◆ Goal ◆
Print, exactly and with both ends included, the lines below that run from the one containing "Generate a Python script that draws this with matplotlib." to the one containing "plt.rcParams['font.family'] = ['Liberation". Pictures are omitted.

◆ Exercise input ◆
>> Start
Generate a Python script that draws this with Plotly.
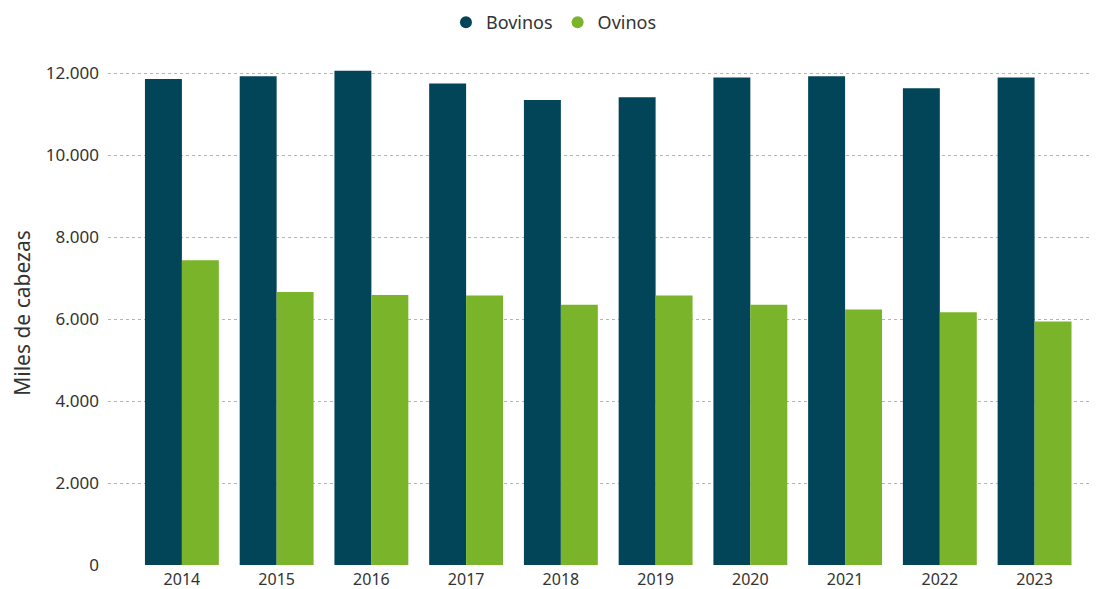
>> End
>> Start
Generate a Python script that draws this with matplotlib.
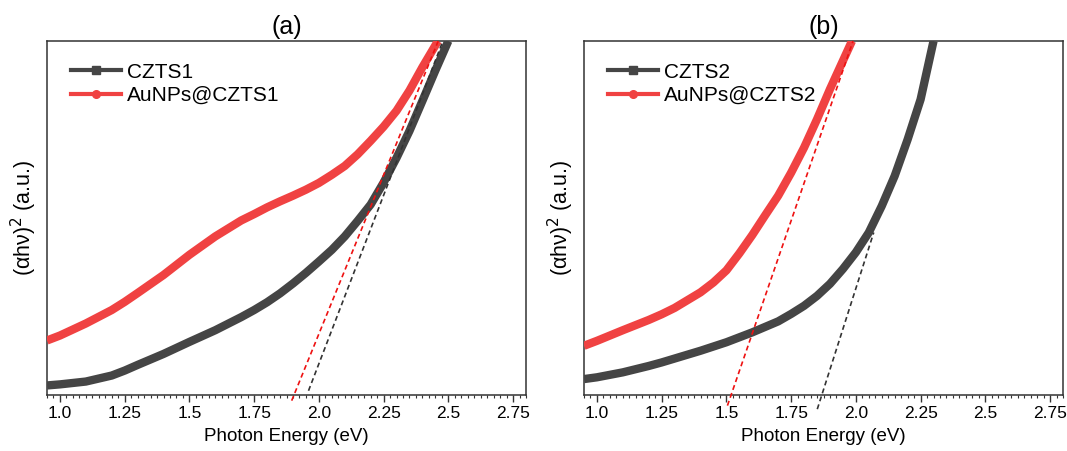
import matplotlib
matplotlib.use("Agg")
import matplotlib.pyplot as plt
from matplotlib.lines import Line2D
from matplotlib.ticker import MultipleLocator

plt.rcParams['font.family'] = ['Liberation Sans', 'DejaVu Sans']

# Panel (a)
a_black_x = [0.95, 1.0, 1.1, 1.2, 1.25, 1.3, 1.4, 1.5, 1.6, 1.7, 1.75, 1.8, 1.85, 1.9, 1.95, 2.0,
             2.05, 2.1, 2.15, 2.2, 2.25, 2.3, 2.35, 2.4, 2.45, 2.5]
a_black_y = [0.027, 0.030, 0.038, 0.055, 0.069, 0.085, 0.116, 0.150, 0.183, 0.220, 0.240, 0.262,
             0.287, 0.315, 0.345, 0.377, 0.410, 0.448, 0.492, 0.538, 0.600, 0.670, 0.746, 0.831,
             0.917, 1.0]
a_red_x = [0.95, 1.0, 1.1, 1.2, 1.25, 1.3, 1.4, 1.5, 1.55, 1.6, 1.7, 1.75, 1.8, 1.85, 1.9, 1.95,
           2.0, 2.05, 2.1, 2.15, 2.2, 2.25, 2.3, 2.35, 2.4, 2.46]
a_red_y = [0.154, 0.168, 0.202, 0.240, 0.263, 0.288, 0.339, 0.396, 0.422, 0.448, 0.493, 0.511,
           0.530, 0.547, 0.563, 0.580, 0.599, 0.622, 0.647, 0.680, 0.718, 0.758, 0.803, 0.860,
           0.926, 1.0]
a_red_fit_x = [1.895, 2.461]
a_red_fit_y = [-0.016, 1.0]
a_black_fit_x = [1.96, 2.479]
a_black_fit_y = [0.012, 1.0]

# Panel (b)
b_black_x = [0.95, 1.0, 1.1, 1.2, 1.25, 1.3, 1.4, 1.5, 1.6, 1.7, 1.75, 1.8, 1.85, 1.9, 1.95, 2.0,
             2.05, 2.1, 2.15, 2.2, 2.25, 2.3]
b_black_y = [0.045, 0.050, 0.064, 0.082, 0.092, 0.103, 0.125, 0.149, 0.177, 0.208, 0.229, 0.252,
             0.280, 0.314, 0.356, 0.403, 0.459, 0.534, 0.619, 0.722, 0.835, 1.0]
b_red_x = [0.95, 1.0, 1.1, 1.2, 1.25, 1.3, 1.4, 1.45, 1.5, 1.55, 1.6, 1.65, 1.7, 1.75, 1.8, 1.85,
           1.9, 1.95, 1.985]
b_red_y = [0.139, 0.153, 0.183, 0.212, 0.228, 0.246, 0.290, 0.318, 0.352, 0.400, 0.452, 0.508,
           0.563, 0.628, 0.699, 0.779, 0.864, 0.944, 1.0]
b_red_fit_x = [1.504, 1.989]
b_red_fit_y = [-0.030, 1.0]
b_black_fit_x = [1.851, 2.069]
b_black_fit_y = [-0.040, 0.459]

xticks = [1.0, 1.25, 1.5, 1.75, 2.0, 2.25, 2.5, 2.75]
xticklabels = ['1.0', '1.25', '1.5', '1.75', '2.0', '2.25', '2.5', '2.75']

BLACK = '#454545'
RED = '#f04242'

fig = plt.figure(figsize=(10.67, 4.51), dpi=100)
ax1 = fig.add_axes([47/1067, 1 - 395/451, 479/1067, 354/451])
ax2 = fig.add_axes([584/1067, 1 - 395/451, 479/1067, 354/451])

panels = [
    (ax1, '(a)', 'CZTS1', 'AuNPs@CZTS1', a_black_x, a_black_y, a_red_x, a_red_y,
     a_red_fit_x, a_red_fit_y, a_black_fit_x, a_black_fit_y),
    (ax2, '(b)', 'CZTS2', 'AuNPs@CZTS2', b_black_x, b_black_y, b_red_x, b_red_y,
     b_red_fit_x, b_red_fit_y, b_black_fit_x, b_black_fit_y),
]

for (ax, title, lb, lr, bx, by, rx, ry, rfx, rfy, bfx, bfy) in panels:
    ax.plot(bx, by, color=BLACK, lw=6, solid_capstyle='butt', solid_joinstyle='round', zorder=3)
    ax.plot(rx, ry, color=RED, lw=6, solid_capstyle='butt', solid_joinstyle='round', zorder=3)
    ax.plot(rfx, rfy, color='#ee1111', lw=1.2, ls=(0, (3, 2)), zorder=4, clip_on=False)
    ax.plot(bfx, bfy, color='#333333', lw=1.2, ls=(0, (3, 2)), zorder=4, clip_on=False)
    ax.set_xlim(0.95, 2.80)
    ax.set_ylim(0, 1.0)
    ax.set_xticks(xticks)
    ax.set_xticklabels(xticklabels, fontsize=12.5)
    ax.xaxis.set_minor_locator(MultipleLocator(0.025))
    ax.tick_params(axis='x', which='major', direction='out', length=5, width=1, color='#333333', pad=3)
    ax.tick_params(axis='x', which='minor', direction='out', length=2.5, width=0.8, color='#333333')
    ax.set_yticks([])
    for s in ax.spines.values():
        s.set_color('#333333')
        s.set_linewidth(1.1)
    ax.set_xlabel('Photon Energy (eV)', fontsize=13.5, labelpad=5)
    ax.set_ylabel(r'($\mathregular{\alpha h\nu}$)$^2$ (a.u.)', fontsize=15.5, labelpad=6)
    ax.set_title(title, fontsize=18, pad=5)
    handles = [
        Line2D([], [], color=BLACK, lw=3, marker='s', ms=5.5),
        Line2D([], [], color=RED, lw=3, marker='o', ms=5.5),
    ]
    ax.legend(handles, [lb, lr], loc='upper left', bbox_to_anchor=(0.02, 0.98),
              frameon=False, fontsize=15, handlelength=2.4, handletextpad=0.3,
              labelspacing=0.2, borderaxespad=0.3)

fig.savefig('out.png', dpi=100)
>> End
>> Start
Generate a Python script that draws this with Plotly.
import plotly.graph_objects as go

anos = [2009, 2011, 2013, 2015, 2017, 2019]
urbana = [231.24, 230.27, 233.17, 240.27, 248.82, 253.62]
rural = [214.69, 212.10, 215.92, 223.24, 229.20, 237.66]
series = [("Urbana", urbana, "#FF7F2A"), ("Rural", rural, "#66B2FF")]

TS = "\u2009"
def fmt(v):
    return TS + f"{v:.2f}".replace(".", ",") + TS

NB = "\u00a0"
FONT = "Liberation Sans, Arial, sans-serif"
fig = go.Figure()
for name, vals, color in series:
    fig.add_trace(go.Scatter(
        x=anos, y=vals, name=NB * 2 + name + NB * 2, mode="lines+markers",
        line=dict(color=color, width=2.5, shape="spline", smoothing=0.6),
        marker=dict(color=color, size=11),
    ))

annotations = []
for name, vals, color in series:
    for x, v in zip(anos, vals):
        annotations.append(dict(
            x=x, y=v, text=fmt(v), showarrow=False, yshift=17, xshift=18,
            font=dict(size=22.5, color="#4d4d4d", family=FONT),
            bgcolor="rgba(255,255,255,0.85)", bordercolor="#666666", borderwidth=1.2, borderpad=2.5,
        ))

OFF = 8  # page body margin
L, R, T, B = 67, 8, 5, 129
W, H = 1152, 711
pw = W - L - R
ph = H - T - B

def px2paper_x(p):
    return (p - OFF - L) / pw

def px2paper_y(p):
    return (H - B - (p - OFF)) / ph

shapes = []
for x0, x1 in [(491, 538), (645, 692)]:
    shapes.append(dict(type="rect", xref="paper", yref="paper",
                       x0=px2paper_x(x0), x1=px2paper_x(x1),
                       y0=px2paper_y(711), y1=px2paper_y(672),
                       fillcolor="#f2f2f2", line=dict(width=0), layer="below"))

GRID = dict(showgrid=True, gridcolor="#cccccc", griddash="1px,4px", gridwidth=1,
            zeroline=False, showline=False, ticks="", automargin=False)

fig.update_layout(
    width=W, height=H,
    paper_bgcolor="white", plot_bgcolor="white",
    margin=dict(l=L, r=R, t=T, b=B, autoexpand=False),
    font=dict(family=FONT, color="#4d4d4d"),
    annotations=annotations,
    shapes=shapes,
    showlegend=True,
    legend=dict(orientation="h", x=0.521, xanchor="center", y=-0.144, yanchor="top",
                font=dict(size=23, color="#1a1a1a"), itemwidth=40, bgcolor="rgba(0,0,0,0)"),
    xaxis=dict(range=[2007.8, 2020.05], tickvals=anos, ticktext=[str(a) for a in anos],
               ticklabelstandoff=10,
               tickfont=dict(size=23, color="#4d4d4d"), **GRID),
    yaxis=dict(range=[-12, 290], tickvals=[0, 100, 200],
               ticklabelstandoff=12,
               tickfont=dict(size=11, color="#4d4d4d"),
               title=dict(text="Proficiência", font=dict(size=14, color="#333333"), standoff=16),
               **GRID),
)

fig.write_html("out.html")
>> End
◆ Task answer ◆
Generate a Python script that draws this with matplotlib.
import matplotlib
matplotlib.use("Agg")
import matplotlib.pyplot as plt
from matplotlib.lines import Line2D
from matplotlib.ticker import MultipleLocator

plt.rcParams['font.family'] = ['Liberation Sans', 'DejaVu Sans']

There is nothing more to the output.